Valero sees rising gasoline, diesel demand as it seeks to replace Russian feedstocks
Valero Energy reported better-than-expected first-quarter earnings of $905 million as demand for refined products grows post-pandemic and refinery rationalizations cut supply, boosting cracks for both gasoline and diesel — a trend which is expected to continue.
“The fundamentals that drove strong results in the first quarter, particularly in March, provide a strong backdrop for refining margins,” said CEO Joe Gorder on the April 26 Q1 results call.
However, one recent operational change Valero is wrestling with is the loss of Russian feedstocks, as the US ban on Russian imports went into effect on April 24, following Russia’s February military incursion into the Ukraine.
As a large importer of Russian refined products, Valero is being forced to seek new sources to replace the fuel oil and VGO imported from Russia, used as feedstock at its US Gulf Coast and, to a lesser extent, its California refineries.
“We are out buying replacement barrels…which [are] largely [from] the Middle East or South America,” said Lane Riggs, Valero’s chief operating officer on the call.
Rigs said Valero has been able to “shore up” supplies with those barrels, but variability in feedstocks from different regions means changing blending techniques to accommodate different qualities.
“That’s part of the sausage making. We have to figure out how to blend to something that we think is most economic for us to run,” he added.
Incremental barrels and compressed cracks
During the first quarter of 2022, Valero imported 3.9 million barrels, or about 43,000 b/d of Russian fuel oils and VGO into their sophisticated US Gulf Coast refineries, according to US Customs data, with the last cargo seen arriving on March 23.
So far in April, Valero’s imports of Russian feedstocks have dropped to about 12,000 b/d. The last cargo arrived on April 15, according to most recent US Customs data.
Valero uses Russian fuel oils and VGO as feedstocks in cokers, gasoline-making fluid catalytic cracking units, and hydrocrackers, and the lack of VGO in particular could be challenging as gasoline demand starts to pick up.
So far in 2022, diesel cracks have surpassed those of gasoline on strong demand, with Q1 gasoline demand seen “a little bit soft” following “a wave of Covid,” said Valero chief commercial officer Gary Simmons.
“By the end of the quarter, we were seeing gasoline demand at or slightly above pre-pandemic levels,” he said, adding “the strength in crack spreads have been led by diesel.”
US inventories for light products are 41 million barrels below the 5-year average, Simmons said, with distillate inventories at 27 million barrels below.
Low inventories translate into a strong margin environment.

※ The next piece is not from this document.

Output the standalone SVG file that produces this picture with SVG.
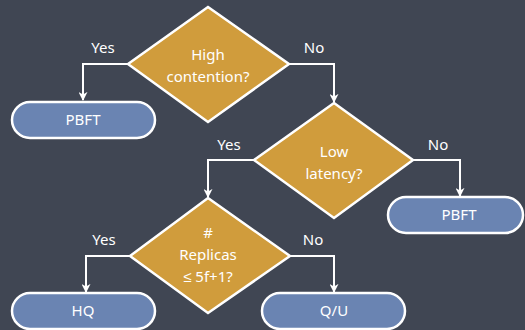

April’s margins outpaced those of March as growing gasoline demand raised cracks and causing “compression” between gasoline and diesel cracks,” he said.
So far Q2 USGC ULSD cracks to Dated Brent are averaging $57.27/b, compared with the $23.09/b for CBOB, according to Platts price assessments. However, cracks for both have just about doubled from Q1 when CBOB cracks averaged $12.67/b. ULSD cracks averaged $24.88/b.
“VGO is tight. We are going to have competition between an incremental barrel going to the FCC to make gasoline versus that barrel going to a hydrocracker to make diesel. We expect gasoline cracks to get stronger as we move through the second quarter,” Simmons said.